If you have some cycles, can you run the unittests with both patches on iOS.
I can't test on that platform.

Tests are fine on windows 32/64 and linux 64.

When testing with this patch on the Mac, I ran into a problem using -asan-force-dynamic-shadow. Specifically, Mapping.OrShadowOffset was not inferred correctly because it relies on checking kDynamicShadowSentinel and not the ClForceDynamicShadow. How about using ClForceDynamicShadow when setting the Mapping.Offset and gating the maybeInsertDynamicShadowAtFunctionEntry solely on the value of the Mapping.Offset?

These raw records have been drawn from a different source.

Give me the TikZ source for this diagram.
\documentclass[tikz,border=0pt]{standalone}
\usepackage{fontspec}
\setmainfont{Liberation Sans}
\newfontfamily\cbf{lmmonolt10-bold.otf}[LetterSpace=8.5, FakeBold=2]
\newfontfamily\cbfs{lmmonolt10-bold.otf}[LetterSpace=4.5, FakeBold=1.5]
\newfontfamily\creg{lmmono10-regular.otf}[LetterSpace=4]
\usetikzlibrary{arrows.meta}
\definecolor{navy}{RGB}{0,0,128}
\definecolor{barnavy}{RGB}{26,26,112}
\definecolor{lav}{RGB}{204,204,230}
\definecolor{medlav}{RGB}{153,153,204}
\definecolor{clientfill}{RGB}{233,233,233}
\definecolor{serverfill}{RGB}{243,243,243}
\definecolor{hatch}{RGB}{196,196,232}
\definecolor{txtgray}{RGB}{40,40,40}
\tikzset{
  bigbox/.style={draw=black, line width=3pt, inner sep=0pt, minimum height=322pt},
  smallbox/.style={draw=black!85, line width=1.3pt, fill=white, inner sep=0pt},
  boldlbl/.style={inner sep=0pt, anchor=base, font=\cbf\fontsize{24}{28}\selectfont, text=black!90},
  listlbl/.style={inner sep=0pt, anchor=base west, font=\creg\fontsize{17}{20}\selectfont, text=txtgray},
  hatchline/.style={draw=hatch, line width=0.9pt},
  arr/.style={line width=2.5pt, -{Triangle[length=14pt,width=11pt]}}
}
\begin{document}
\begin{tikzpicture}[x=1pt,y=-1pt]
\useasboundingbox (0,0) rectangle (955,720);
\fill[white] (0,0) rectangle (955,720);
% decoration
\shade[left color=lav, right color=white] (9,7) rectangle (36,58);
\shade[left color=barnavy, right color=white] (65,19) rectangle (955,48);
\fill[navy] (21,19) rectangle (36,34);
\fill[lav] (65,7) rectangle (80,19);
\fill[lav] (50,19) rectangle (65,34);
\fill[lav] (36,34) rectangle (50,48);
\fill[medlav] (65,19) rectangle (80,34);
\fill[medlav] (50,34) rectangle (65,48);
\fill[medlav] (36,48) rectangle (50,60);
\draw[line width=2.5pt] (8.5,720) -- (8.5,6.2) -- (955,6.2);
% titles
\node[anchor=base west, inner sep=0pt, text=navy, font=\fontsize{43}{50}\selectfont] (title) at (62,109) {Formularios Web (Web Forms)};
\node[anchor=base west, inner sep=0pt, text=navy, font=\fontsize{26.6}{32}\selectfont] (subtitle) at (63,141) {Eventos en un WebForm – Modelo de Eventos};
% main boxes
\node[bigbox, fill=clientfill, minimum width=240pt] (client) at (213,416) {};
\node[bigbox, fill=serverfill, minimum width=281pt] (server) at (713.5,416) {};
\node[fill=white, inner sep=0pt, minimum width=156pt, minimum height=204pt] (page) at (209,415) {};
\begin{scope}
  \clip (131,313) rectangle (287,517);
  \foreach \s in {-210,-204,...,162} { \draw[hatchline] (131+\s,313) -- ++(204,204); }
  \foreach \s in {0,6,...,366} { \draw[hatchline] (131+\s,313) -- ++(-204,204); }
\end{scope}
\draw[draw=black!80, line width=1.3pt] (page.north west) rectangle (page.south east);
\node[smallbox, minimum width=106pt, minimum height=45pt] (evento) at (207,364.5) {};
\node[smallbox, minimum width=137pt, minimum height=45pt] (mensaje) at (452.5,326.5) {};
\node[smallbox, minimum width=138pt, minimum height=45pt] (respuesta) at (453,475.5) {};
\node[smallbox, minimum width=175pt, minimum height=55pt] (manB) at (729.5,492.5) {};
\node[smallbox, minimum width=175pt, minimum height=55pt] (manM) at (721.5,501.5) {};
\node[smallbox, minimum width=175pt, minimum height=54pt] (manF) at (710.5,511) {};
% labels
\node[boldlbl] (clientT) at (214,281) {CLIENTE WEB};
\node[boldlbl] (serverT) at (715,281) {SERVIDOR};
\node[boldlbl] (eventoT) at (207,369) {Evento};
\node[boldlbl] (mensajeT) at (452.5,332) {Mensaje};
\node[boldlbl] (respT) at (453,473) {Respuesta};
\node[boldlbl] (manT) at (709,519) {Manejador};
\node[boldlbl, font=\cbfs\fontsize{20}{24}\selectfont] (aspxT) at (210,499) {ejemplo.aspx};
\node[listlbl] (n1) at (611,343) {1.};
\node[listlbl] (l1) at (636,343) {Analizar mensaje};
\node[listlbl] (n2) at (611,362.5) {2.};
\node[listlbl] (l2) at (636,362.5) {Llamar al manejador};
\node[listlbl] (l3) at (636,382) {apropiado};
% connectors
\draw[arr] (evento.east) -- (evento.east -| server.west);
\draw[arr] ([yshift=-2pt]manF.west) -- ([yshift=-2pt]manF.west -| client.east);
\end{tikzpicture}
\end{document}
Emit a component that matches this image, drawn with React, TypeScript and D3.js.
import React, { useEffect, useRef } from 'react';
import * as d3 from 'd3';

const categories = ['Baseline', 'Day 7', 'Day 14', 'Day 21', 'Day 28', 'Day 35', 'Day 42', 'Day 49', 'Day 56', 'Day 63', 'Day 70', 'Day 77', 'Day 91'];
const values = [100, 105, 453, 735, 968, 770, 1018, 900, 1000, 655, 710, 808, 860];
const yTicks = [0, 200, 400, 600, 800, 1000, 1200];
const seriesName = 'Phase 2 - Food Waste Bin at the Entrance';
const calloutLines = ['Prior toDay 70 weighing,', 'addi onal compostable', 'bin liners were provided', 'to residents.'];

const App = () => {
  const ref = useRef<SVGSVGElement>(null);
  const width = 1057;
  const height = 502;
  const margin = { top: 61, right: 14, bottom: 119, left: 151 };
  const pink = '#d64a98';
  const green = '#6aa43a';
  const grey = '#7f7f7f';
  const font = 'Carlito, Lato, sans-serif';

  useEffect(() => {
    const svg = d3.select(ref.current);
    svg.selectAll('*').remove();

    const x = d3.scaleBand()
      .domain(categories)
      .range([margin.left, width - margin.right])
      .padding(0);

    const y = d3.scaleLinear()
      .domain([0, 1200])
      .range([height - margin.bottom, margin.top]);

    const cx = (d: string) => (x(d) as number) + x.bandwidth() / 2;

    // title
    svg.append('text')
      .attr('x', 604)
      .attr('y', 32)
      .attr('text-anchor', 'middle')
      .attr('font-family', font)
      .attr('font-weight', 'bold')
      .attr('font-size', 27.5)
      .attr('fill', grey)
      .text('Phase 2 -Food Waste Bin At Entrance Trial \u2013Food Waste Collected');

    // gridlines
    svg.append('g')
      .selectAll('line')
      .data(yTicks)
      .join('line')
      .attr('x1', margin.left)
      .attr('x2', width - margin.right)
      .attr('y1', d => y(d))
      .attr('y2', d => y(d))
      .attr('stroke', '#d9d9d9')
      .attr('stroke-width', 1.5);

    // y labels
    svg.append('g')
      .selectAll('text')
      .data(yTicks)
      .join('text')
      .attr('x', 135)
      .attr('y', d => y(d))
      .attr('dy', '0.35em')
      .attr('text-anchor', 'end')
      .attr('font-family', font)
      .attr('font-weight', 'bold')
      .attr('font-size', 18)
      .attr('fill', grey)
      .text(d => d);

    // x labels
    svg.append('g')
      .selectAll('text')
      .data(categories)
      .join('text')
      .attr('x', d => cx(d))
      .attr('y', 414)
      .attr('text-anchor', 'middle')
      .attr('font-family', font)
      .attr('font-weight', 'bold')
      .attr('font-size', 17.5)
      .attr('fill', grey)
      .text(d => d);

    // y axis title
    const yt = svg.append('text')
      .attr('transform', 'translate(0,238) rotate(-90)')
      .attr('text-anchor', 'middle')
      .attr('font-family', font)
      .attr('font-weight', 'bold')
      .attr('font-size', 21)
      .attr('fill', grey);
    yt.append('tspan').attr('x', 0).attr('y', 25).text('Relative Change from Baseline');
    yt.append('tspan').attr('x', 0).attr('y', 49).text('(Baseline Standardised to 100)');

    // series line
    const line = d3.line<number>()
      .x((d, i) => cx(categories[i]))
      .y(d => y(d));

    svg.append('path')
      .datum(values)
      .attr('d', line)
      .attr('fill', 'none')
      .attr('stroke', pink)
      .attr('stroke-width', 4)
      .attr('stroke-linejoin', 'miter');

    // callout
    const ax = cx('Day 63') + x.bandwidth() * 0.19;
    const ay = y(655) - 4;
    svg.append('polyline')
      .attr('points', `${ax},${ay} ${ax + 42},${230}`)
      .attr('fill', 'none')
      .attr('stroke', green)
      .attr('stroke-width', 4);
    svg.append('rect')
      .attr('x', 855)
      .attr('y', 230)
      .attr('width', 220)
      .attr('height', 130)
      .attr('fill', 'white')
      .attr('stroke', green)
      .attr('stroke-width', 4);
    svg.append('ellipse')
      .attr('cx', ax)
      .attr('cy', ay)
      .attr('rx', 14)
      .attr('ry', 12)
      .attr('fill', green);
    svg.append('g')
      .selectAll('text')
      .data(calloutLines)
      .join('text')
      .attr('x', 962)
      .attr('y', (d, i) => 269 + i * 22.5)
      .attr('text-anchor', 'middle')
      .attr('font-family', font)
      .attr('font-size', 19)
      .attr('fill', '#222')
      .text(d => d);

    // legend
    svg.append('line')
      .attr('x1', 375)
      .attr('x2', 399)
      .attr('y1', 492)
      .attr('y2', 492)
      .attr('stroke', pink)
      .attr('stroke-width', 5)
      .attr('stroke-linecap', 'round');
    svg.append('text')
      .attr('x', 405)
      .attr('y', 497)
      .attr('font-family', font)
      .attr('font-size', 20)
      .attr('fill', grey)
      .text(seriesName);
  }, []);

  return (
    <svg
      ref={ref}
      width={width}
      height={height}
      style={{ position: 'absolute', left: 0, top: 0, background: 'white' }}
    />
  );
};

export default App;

@@ -434,13 +434,19 @@ static ShadowMapping getShadowMapping(Triple &TargetTriple, int LongSize,
...
     else
       Mapping.Offset = kDefaultShadowOffset64;
   }
 
+  if (ClForceDynamicShadow) {
+    Mapping.Offset = kDynamicShadowSentinel;
+  }
+
   Mapping.Scale = kDefaultShadowScale;
   if (ClMappingScale.getNumOccurrences() > 0) {
     Mapping.Scale = ClMappingScale;
@@ -1802,7 +1808,7 @@ bool AddressSanitizer::maybeInsertAsanInitAtFunctionEntry(Function &F) {
 
 void AddressSanitizer::maybeInsertDynamicShadowAtFunctionEntry(Function &F) {
   // Generate code only when dynamic addressing is needed.
-  if (!ClForceDynamicShadow && Mapping.Offset != kDynamicShadowSentinel)
+  if (Mapping.Offset != kDynamicShadowSentinel)
     return;
 
   IRBuilder<> IRB(&F.front().front());

If you'd like, I can commit this as a separate patch.

etienneb updated this revision to Diff 73096.Sep 30 2016, 10:54 AM

fix rnk@ comments

etienneb closed this revision.Sep 30 2016, 10:55 AM

I've already tested this on iOS and Mac after applying additional patches to compiler-rt to get the FindAvailableMemoryRange working. I did not run into any regressions. Hope the commits stick this time around!